Reserve your flights and hotels at least a month in advance. Better yet, book earlier, but always buy refundable, changeable tickets. Everything always changes with the media. Big shows suddenly drop out or you’re offered a last-minute booking. If, after a morning-show appearance, you’re invited to do a spot on the evening news, your ticket shouldn’t stop you. Look at the additional price of a changeable ticket as the cost of insurance. And it’s usually tax deductible.

Road tours, which formerly were a central part of most publicity campaigns, now occur far less often. Publishers no longer routinely pay for them. In fact, they usually offer them only to their biggest, best-selling authors or authors with established, national platforms.

Authors of real estate and finance books frequently go on tour to promote their upcoming seminars and workshops, where they are virtually guaranteed to sell lots of their books from the back of the room. Occasionally, traditional publishers send authors whom they hope to break out—especially those who write fiction—on tour. Usually, they schedule those authors for readings at key bookstores.

If you want to underwrite your road tour, coordinate it with your publisher. Although they may not pay for your travel, lodging, and expenses, they may advise you on the cities, bookstores, and venues to visit; connect you with important people; and try to get you media bookings.

Conclude your road tours in your hometown and invite the local media. Work the local hometown angle, and the fact that you were just on tour will provide a hook that the local media can use. The fact that you’re a first-time author can also give the media another hook.

Don’t overlook local bookstores, even if they are chains, discount, or warehouse operations. Many of them love the local-author connection and want to be seen as being community-friendly. They may schedule readings and events, recommend your book, and give it prominence on the shelves or in displays. Some also have local-author sections and host local-author readings. Many place a special tag on local authors’ books.

Offer to sign copies of your book for local booksellers. Signed books sell well and they can’t be returned to your publisher.

Author Questions and Answers

Concentrate on preparing questions and answers (Q&As) that will inform the media about the most important content in your book. Write questions that go straight to the heart and soul of the book and bring out its greatest strengths. Compose questions that reveal the most interesting, controversial, earth-shattering, innovative, shameful, and shocking information. Provide emotionally charged answers that are powerful, hard hitting, moving, insightful, and shocking.

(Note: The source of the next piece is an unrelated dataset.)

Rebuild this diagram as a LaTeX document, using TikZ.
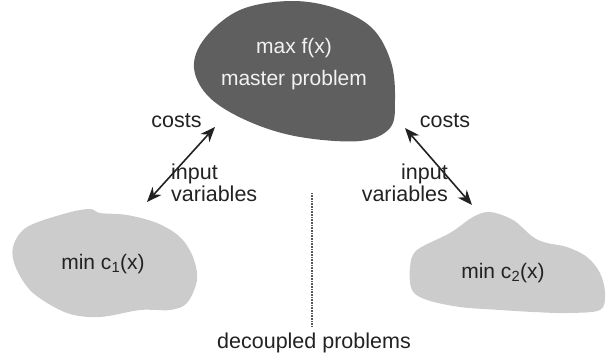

Your Q&A is an ideal way to let media outlets hear your voice and learn about your book without having to read it, which most of them simply won’t do. In two pages, you can answer twelve to fifteen questions that will give the media a solid understanding of your book and interest it enough to want to learn more. The media can get a sense of your personality above and beyond the book and of how you answer questions.

  • Keep each answer to one brief paragraph that runs no more than three or four sentences.
  • Try to limit your Q&A to two pages, but in no cases exceed four—the media won’t read that much.

The idea is to give the media quick hits of information, a taste of your book’s flavor, and a sense of your personality.

As we’ve previously stressed, interviewers, program hosts, and other media people will often ask you the exact questions that you wrote for your Q&A. So, make your questions and answers terrific because they can play a long and crucial part in your publicity campaign.

If you encounter trouble coming up with messages to stress in your Q&As or you have too many messages, consider taking media training before you write your Q&A. Media training can help because it teaches you to identify and more powerfully develop and deliver your most important messages. It will also help you prioritize your messages to get the maximum media response.